Remaining profitable on less income

Rohan Brown

Many small businesses are regularly facing profit pressure coming from either a moving client base to other alternatives or simply price pressure on their products due to competition. This is not just small business but also larger business as well. I recently read an article in regards to BHP and how they have tackled the decrease in iron ore over the last few years.

BHP looked at their expenses and processes. This is not just a case of putting pressure on suppliers for more favourable pricing, but more looking at ways of doing things more efficiently. A prime example is the servicing costs of their fleet of monster 793 Cat dump trucks. Examples of the efficiencies made are monitoring of fuel use to extend engine life, reviewing changeover or replacement times on parts such as radiators, utilising jigs and alternate methods for wheel repairs, down to simply using higher capacity oil transfer pumps when performing an oil change. They also recognised the time taken to drive from the working pit to the maintenance shed for servicing, which are now performed in the pit by taking mobile maintenance to a designated area within the work pit.
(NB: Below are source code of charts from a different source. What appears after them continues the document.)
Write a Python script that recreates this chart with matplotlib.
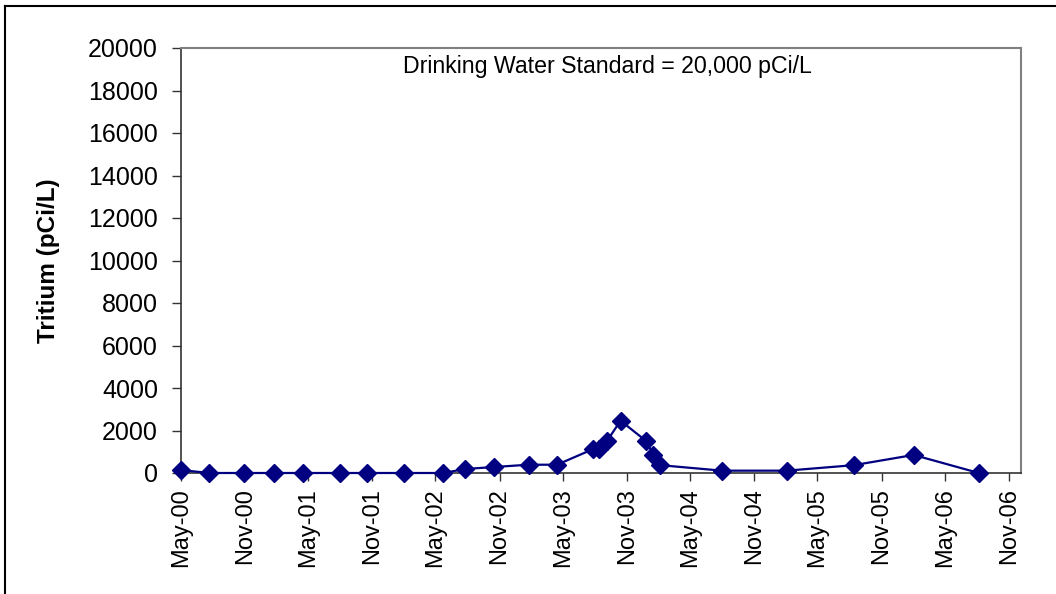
import matplotlib
matplotlib.use('Agg')
import matplotlib.pyplot as plt
import matplotlib.dates as mdates
from matplotlib.lines import Line2D
import pandas as pd

plt.rcParams['font.family'] = ['Liberation Sans', 'DejaVu Sans']

# sample dates and tritium results (pCi/L)
dates = ['2000-05-01', '2000-07-21', '2000-10-30', '2001-01-24', '2001-04-17',
         '2001-07-31', '2001-10-16', '2002-01-31', '2002-05-23', '2002-07-26',
         '2002-10-15', '2003-01-23', '2003-04-15', '2003-07-28', '2003-08-12',
         '2003-09-05', '2003-10-14', '2003-12-27', '2004-01-16', '2004-02-04',
         '2004-07-31', '2005-02-02', '2005-08-14', '2006-02-01', '2006-08-07']
tritium = [140, 0, 0, 0, 0,
           0, 0, 0, 0, 190,
           280, 390, 390, 1130, 1110,
           1500, 2460, 1500, 860, 370,
           110, 110, 370, 850, 0]

tick_dates = pd.date_range('2000-05-01', '2006-11-01', freq='6MS')
y_ticks = list(range(0, 20001, 2000))
note = 'Drinking Water Standard = 20,000 pCi/L'

x = pd.to_datetime(dates)

fig = plt.figure(figsize=(10.56, 5.94), dpi=100)
ax = fig.add_axes([181 / 1056, 1 - 473 / 594, (1021 - 181) / 1056, (473 - 48) / 594])

ax.plot(x, tritium, color='#000080', lw=1.6, marker='D', ms=9,
        markerfacecolor='#000080', markeredgecolor='#000080', clip_on=False, zorder=3)

ax.set_xlim(pd.Timestamp('2000-05-01'), pd.Timestamp('2006-12-06'))
ax.set_ylim(0, 20000)
ax.set_yticks(y_ticks)
ax.set_yticklabels([str(v) for v in y_ticks])
ax.set_xticks(tick_dates)
ax.xaxis.set_major_formatter(mdates.DateFormatter('%b-%y'))

ax.tick_params(axis='y', direction='out', length=6.5, width=1, color='#333333',
               labelsize=18, pad=10)
ax.tick_params(axis='x', direction='out', length=6, width=1, color='#333333',
               labelsize=17, labelrotation=90, pad=5)

for s in ['top', 'right']:
    ax.spines[s].set_color('#808080')
    ax.spines[s].set_linewidth(1.5)
for s in ['left', 'bottom']:
    ax.spines[s].set_color('#333333')
    ax.spines[s].set_linewidth(1.2)

ax.set_ylabel('Tritium (pCi/L)', fontsize=17.5, fontweight='bold', labelpad=20)

ax.text(0.508, 0.957, note, transform=ax.transAxes, ha='center', va='center',
        fontsize=16.7)

# outer chart frame (cropped on right and bottom)
fig.add_artist(Line2D([5 / 1056, 5 / 1056], [0, 1 - 6 / 594], color='black', lw=1.5))
fig.add_artist(Line2D([5 / 1056, 1], [1 - 6 / 594, 1 - 6 / 594], color='black', lw=1.5))

fig.savefig('out.png', dpi=100)
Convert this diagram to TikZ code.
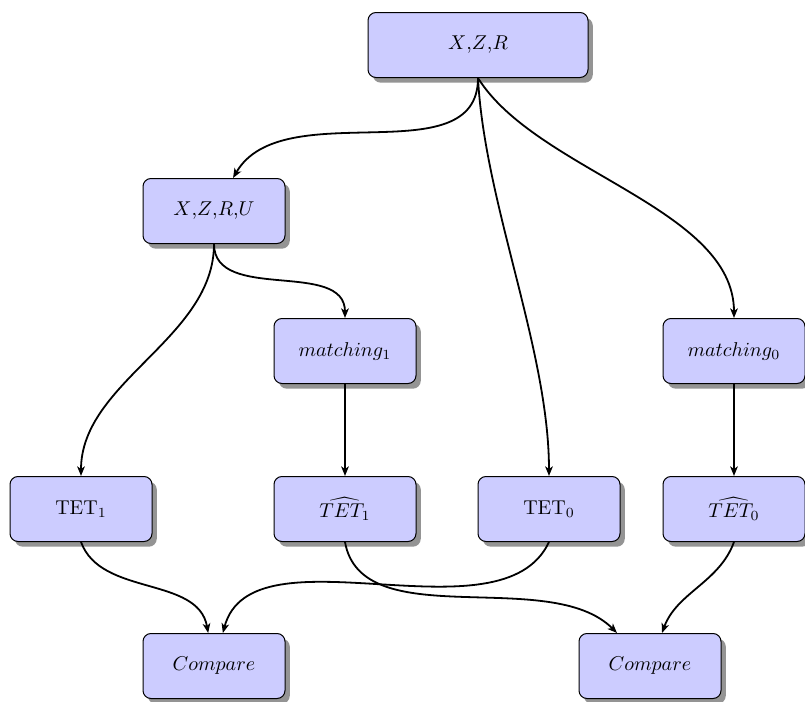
\documentclass[tikz,border=0pt]{standalone}
\usetikzlibrary{arrows.meta,shadows}

\tikzset{
  box/.style={draw, line width=0.5pt, fill=blue!20, rounded corners=4pt,
    minimum width=71pt, minimum height=32.5pt,
    drop shadow={shadow xshift=2.4pt, shadow yshift=-2.6pt, fill=black!42, opacity=1}},
  wide/.style={minimum width=110pt},
  flow/.style={line width=0.9pt, -{Stealth[length=4.8pt,width=3.8pt,inset=1.3pt]}}
}

\begin{document}
\begin{tikzpicture}[x=0.5pt, y=-0.5pt]
  \useasboundingbox (0,0) rectangle (805,702);

  % top level
  \node[box, wide] (xzr)   at (478,45)  {$X$,$Z$,$R$};
  \node[box]       (xzru)  at (214,211) {$X$,$Z$,$R$,$U$};

  % matching step
  \node[box] (m1) at (345,351) {$matching_1$};
  \node[box] (m0) at (734,351) {$matching_0$};

  % estimates
  \node[box] (tet1)  at (81,509)  {TET$_1$};
  \node[box] (htet1) at (345,509) {$\widehat{TET_1}$};
  \node[box] (tet0)  at (549,509) {TET$_0$};
  \node[box] (htet0) at (734,509) {$\widehat{TET_0}$};

  % comparisons
  \node[box] (c1) at (214,666) {$Compare$};
  \node[box] (c2) at (650,666) {$Compare$};

  % connectors
  \draw[flow] (xzr.south) to[out=-90, in=60, looseness=0.95] (xzru);
  \draw[flow] (xzr.south) to[out=-87, in=90, looseness=0.8] (tet0.north);
  \draw[flow] (xzr.south) to[out=-58, in=90, looseness=0.8] (m0.north);

  \draw[flow] (xzru.south) to[out=-90, in=90, looseness=0.9] (tet1.north);
  \draw[flow] (xzru.south) to[out=-90, in=90, looseness=1.0] (m1.north);

  \draw[flow] (m1) -- (htet1);
  \draw[flow] (m0) -- (htet0);

  \draw[flow] (tet1.south)  to[out=-70, in=100, looseness=0.95] (c1);
  \draw[flow] (tet0.south)  to[out=-115, in=75, looseness=0.85] (c1);
  \draw[flow] (htet1.south) to[out=-80, in=135, looseness=0.85] (c2);
  \draw[flow] (htet0.south) to[out=-110, in=70, looseness=0.95] (c2);
\end{tikzpicture}
\end{document}
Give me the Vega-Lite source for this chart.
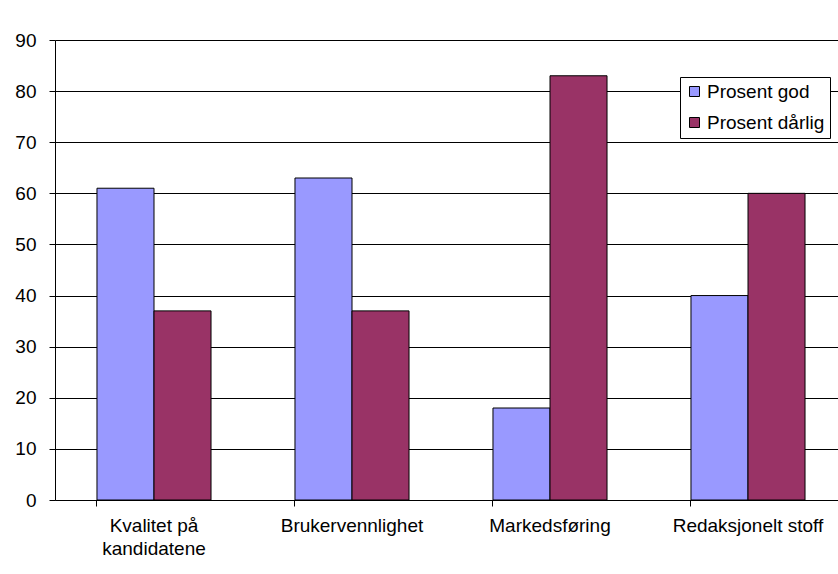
{
  "$schema": "https://vega.github.io/schema/vega-lite/v6.json",
  "autosize": "none",
  "width": 792,
  "height": 460,
  "padding": {"left": 55, "top": 40, "right": 0, "bottom": 74},
  "background": "white",
  "data": {"values": [
    {"kategori": "Kvalitet på kandidatene", "serie": "Prosent god", "verdi": 61},
    {"kategori": "Kvalitet på kandidatene", "serie": "Prosent dårlig", "verdi": 37},
    {"kategori": "Brukervennlighet", "serie": "Prosent god", "verdi": 63},
    {"kategori": "Brukervennlighet", "serie": "Prosent dårlig", "verdi": 37},
    {"kategori": "Markedsføring", "serie": "Prosent god", "verdi": 18},
    {"kategori": "Markedsføring", "serie": "Prosent dårlig", "verdi": 83},
    {"kategori": "Redaksjonelt stoff", "serie": "Prosent god", "verdi": 40},
    {"kategori": "Redaksjonelt stoff", "serie": "Prosent dårlig", "verdi": 60}
  ]},
  "config": {
    "view": {"stroke": null},
    "font": "Liberation Sans",
    "axis": {"labelFont": "Liberation Sans", "labelFontSize": 19, "labelColor": "#000"},
    "legend": {"labelFont": "Liberation Sans", "labelFontSize": 19, "labelColor": "#000"}
  },
  "mark": {"type": "bar", "stroke": "#000", "strokeWidth": 1},
  "encoding": {
    "x": {
      "field": "kategori", "type": "nominal", "sort": null,
      "scale": {"paddingInner": 0.424, "paddingOuter": 0.212},
      "axis": {
        "title": null, "labelAngle": 0, "domainColor": "#000", "tickColor": "#000",
        "tickSize": 6, "bandPosition": 0, "labelPadding": 10, "labelLineHeight": 23,
        "labelExpr": "datum.label == 'Kvalitet på kandidatene' ? ['Kvalitet på', 'kandidatene'] : datum.label"
      }
    },
    "xOffset": {"field": "serie", "type": "nominal", "sort": ["Prosent god", "Prosent dårlig"], "scale": {"paddingInner": 0, "paddingOuter": 0}},
    "y": {
      "field": "verdi", "type": "quantitative",
      "scale": {"domain": [0, 90], "nice": false},
      "axis": {
        "title": null, "values": [0, 10, 20, 30, 40, 50, 60, 70, 80, 90],
        "grid": true, "gridColor": "#000", "gridOpacity": 1, "gridWidth": 1,
        "domainColor": "#000", "tickColor": "#000", "tickSize": 6, "labelPadding": 13
      }
    },
    "color": {
      "field": "serie", "type": "nominal",
      "scale": {"domain": ["Prosent god", "Prosent dårlig"], "range": ["#9999FF", "#993366"]},
      "legend": {
        "title": null, "orient": "none", "legendX": 625, "legendY": 37,
        "symbolType": "square", "symbolSize": 100, "symbolStrokeColor": "#000", "symbolStrokeWidth": 1,
        "fillColor": "white", "strokeColor": "#000", "padding": 5, "rowPadding": 11, "labelOffset": 3
      }
    }
  }
}
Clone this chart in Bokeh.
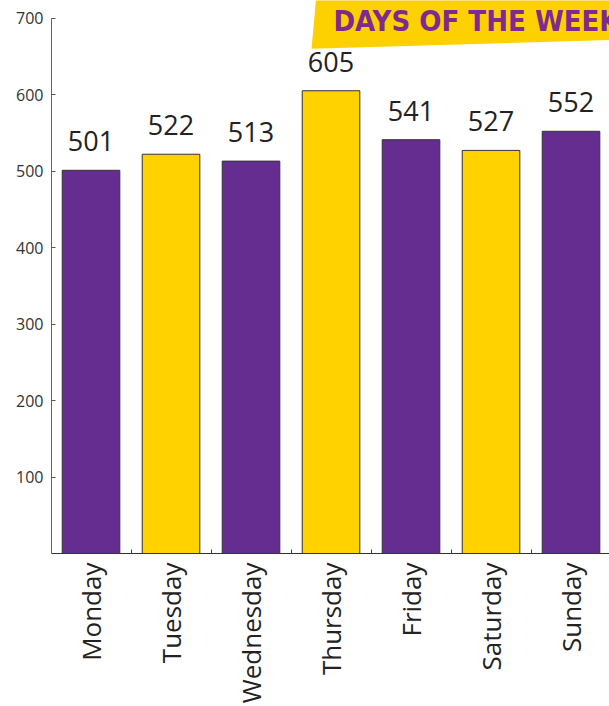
from bokeh.plotting import figure
from bokeh.models import Range1d, FixedTicker, ColumnDataSource, Label
from bokeh.core.properties import value
from bokeh.embed import file_html
from bokeh.resources import INLINE

days = ["Monday", "Tuesday", "Wednesday", "Thursday", "Friday", "Saturday", "Sunday"]
counts = [501, 522, 513, 605, 541, 527, 552]
bar_colors = ["#652D90", "#FFD200", "#652D90", "#FFD200", "#652D90", "#FFD200", "#652D90"]
y_ticks = [100, 200, 300, 400, 500, 600, 700]
title_text = "DAYS OF THE WEEK"

idx = list(range(len(days)))
src = ColumnDataSource(dict(x=idx, top=counts, color=bar_colors,
                            label=[str(c) for c in counts]))

p = figure(width=609, height=706, output_backend="svg", toolbar_location=None,
           x_range=Range1d(-0.494, 6.481), y_range=Range1d(0, 723),
           min_border_left=51, min_border_right=0, min_border_top=0, min_border_bottom=153)
p.outline_line_color = None
p.grid.visible = False
p.background_fill_color = "white"
p.border_fill_color = "white"

p.vbar(x="x", top="top", bottom=0, width=0.72, fill_color="color",
       line_color="#333333", line_width=1, source=src)

p.text(x="x", y="top", text="label", source=src, text_align="center",
       text_baseline="alphabetic", y_offset=-29, text_font=value("Open Sans"),
       text_font_size="27px", text_color="#222222")

# banner
p.patch([2.756, 2.844, 6.7, 6.7], [660, 760, 760, 672], fill_color="#FDD000", line_color=None)
p.add_layout(Label(x=3.03, y=696, text=title_text, text_font="DejaVu Sans Condensed, Liberation Sans Narrow, Roboto",
                   text_font_style="bold", text_font_size="29px", text_color="#7F2A8E",
                   text_baseline="alphabetic"))

xa = p.xaxis[0]
xa.ticker = FixedTicker(ticks=idx, minor_ticks=[i + 0.5 for i in idx[:-1]])
xa.major_label_overrides = {i: d for i, d in zip(idx, days)}
xa.major_label_orientation = 1.5708
xa.major_tick_in = 0
xa.major_tick_out = 0
xa.minor_tick_in = 4
xa.minor_tick_out = 0
xa.minor_tick_line_color = "#444444"
xa.axis_line_color = "#333333"
xa.major_label_text_font = "Open Sans"
xa.major_label_text_font_size = "26px"
xa.major_label_text_color = "#222222"
xa.major_label_standoff = 9

ya = p.yaxis[0]
ya.ticker = FixedTicker(ticks=y_ticks, minor_ticks=[])
ya.bounds = (0, 700)
ya.major_tick_in = 4
ya.major_tick_out = 0
ya.major_tick_line_color = "#555555"
ya.axis_line_color = "#666666"
ya.major_label_text_font = "Open Sans"
ya.major_label_text_font_size = "16px"
ya.major_label_text_color = "#333333"
ya.major_label_standoff = 8

open("out.html", "w").write(file_html(p, INLINE))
All these things combines has slashed the “pit stop” process from 12 hours to 2 hours.

What is of great interest is how they have come up with a lot of these efficiencies and thus time and cost saving ideas. They have implemented a system of engaging with everyone within the organisation to look at what they can do better, more efficiently or cheaper. In 2016 the 9000 workforce came up with 1860 idea, relating to cost saving, increasing throughput, and safety and culture.

What can smaller businesses learn from this? Simply look at everything you do and think can we be doing this better. It could simply be keeping photocopier paper next to the machine not in a store room, using paperless filing rather than paper based filing of all information, emailing rather than posting, using document templates and implement process manuals.

Not only may this be good for the employer, but it can also be good for the businesses overall culture. Getting buy in from your team makes those people feel engaged, valued and the fact that they see their own efficiency ideas being implement they have buy in to the process.

So tomorrow when you go to work start looking at everything you do and think, ‘Can I do this more efficiently or cheaper?’